Reply with only the number of lines that contain the string "React".

- [Data segment]
▼

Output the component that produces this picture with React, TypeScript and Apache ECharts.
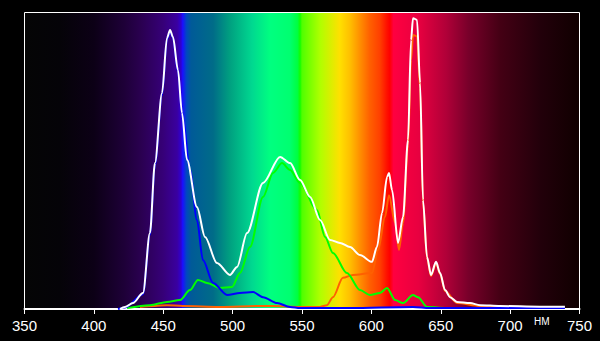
import React, { useEffect, useRef } from "react";
import * as echarts from "echarts";

// wavelength (nm) ticks
const xTicks = [350, 400, 450, 500, 550, 600, 650, 700, 750];

// Total spectrum (white) [nm, relative intensity]
const totalSpectrum: [number, number][] = [
  [418.8, 0], [422.4, 0.7], [428.2, 2.0], [435.4, 5.4], [440.4, 25.6], [444.0, 49.2],
  [449.1, 72.8], [452.7, 91.4], [454.9, 94.1], [457.0, 91.7], [460.6, 80.6], [463.5, 66.1],
  [467.1, 50.3], [474.3, 34.4], [480.1, 24.3], [488.7, 15.5], [498.1, 11.5], [503.2, 14.2],
  [510.4, 25.6], [521.9, 42.5], [534.2, 51.3], [541.4, 49.2], [548.6, 43.5], [555.8, 37.8],
  [563.0, 30.0], [570.2, 23.3], [577.4, 22.3], [584.6, 20.9], [591.8, 18.2], [600.4, 15.9],
  [604.0, 20.9], [607.7, 32.4], [611.3, 44.5], [612.7, 45.9], [614.9, 40.1], [619.2, 22.3],
  [622.8, 31.0], [626.4, 57.0], [628.6, 90.7], [630.0, 98.1], [632.9, 97.5], [635.1, 76.2],
  [637.2, 36.8], [640.1, 17.5], [643.0, 11.5], [646.6, 15.9], [649.5, 12.1], [653.1, 6.4],
  [656.7, 4.0], [661.7, 2.4], [671.1, 2.0], [678.3, 1.3], [692.7, 1.0], [721.5, 0.8], [739.5, 0.8],
];

// Blue channel
const blueSpectrum: [number, number][] = [
  [417.4, 0], [422.4, 0.5], [435.4, 5.0], [440.4, 25], [444.0, 48.5], [449.1, 72],
  [452.7, 91], [454.9, 93.5], [457.0, 91.5], [460.6, 80], [464.2, 63.7], [469.3, 46.9],
  [474.3, 30.0], [478.6, 16.5], [485.9, 8.8], [496.0, 4.7], [505.3, 5.4], [514.7, 5.7],
  [521.9, 4.0], [532.0, 2.0], [541.4, 0.7], [548.6, 0.3], [584.6, 0.3], [630.0, 0.7],
  [642.0, 0.3], [739.5, 0.3],
];

// Green channel
const greenSpectrum: [number, number][] = [
  [423.9, 0.3], [440.4, 1.3], [452.7, 2.4], [462.1, 3.0], [469.3, 6.4], [475.0, 9.8],
  [481.5, 8.8], [490.9, 7.1], [499.5, 7.4], [505.3, 12.1], [512.5, 20.9], [521.9, 37.8],
  [529.1, 45.9], [535.6, 49.2], [541.4, 46.9], [548.6, 42.5], [560.8, 33.4], [566.6, 24.3],
  [572.3, 18.9], [582.4, 12.1], [591.8, 6.4], [598.9, 4.7], [606.1, 5.4], [611.3, 7.1],
  [617.1, 3.0], [622.8, 2.0], [630.0, 4.7], [633.6, 4.0], [640.1, 0.7], [653.1, 0.3],
];

// Red channel
const redSpectrum: [number, number][] = [
  [433.2, 0.7], [444.0, 1.0], [452.7, 1.3], [464.2, 1.0], [490.9, 0.7], [519.7, 1.0],
  [529.1, 1.0], [548.6, 0.7], [563.0, 0.7], [568.0, 1.3], [572.3, 4.0], [579.5, 10.5],
  [586.7, 11.5], [600.4, 12.1], [604.8, 19.9], [609.8, 31.0], [612.7, 38.4], [617.1, 29.0],
  [619.9, 19.9], [622.8, 29.0], [626.4, 55.3], [628.6, 84], [630.0, 92.4], [632.9, 92],
  [635.1, 74.5], [637.2, 36], [640.1, 17.2], [643.0, 11.1], [646.6, 15.5], [649.5, 11.8],
  [653.1, 6.1], [661.7, 2.0], [678.3, 1.0], [692.7, 0.7],
];

const spectrumStops: [number, string][] = [
  [0, "#050505"], [0.064, "#050308"], [0.125, "#0c0016"], [0.18, "#1e0038"],
  [0.21, "#2a0050"], [0.25, "#360078"], [0.275, "#3a00a0"], [0.282, "#3000d0"],
  [0.285, "#1a10ff"], [0.292, "#0048c0"], [0.30, "#005a98"], [0.34, "#006c88"],
  [0.37, "#00a080"], [0.41, "#00d890"], [0.443, "#00ff80"], [0.478, "#00ff70"],
  [0.492, "#00ff40"], [0.4965, "#10ff00"], [0.50, "#50ff00"], [0.533, "#b0ff00"],
  [0.568, "#ffe000"], [0.586, "#ffc000"], [0.604, "#ff9000"], [0.622, "#ff6000"],
  [0.64, "#ff4000"], [0.653, "#ff1000"], [0.658, "#ff0000"], [0.665, "#ff0040"],
  [0.71, "#e80040"], [0.76, "#b00038"], [0.80, "#78002a"], [0.857, "#440014"],
  [0.93, "#22000a"], [1, "#100000"],
];

export default function App() {
  const ref = useRef<HTMLDivElement>(null);
  useEffect(() => {
    document.body.style.margin = "0";
    document.body.style.background = "#000";
    const chart = echarts.init(ref.current!, undefined, { renderer: "svg" });
    const font = "'Liberation Sans Narrow', 'Liberation Sans', Arial, sans-serif";
    const line = (data: [number, number][], color: string, z: number) => ({
      type: "line",
      data,
      showSymbol: false,
      symbol: "none",
      smooth: 0.3,
      smoothMonotone: "x",
      z,
      lineStyle: { color, width: 2 },
    });
    chart.setOption({
      animation: false,
      backgroundColor: "#000",
      grid: {
        left: 24.5,
        right: 20.5,
        top: 12.5,
        bottom: 32,
        show: true,
        borderColor: "#fff",
        borderWidth: 1,
        backgroundColor: new echarts.graphic.LinearGradient(
          0, 0, 1, 0,
          spectrumStops.map(([offset, color]) => ({ offset, color }))
        ),
      },
      xAxis: {
        type: "value",
        min: xTicks[0],
        max: xTicks[xTicks.length - 1],
        interval: 50,
        axisLine: { show: true, lineStyle: { color: "#fff", width: 2 } },
        axisTick: { show: true, length: 5, lineStyle: { color: "#fff", width: 1 } },
        axisLabel: { color: "#fff", fontSize: 15, fontFamily: font, margin: 9 },
        splitLine: { show: false },
      },
      yAxis: {
        type: "value",
        min: 0,
        max: 100,
        show: false,
        splitLine: { show: false },
      },
      graphic: [
        {
          type: "text",
          left: 534,
          top: 316,
          style: { text: "НМ", fill: "#fff", fontSize: 10, fontFamily: "'Liberation Sans', Arial, sans-serif" },
        },
      ],
      series: [
        line(redSpectrum, "#ff6000", 2),
        line(greenSpectrum, "#00ff00", 3),
        line(blueSpectrum, "#0000ff", 4),
        line(totalSpectrum, "#ffffff", 5),
      ],
    });
    return () => chart.dispose();
  }, []);
  return <div ref={ref} style={{ width: 600, height: 341 }} />;
}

▲

- [Output below] 2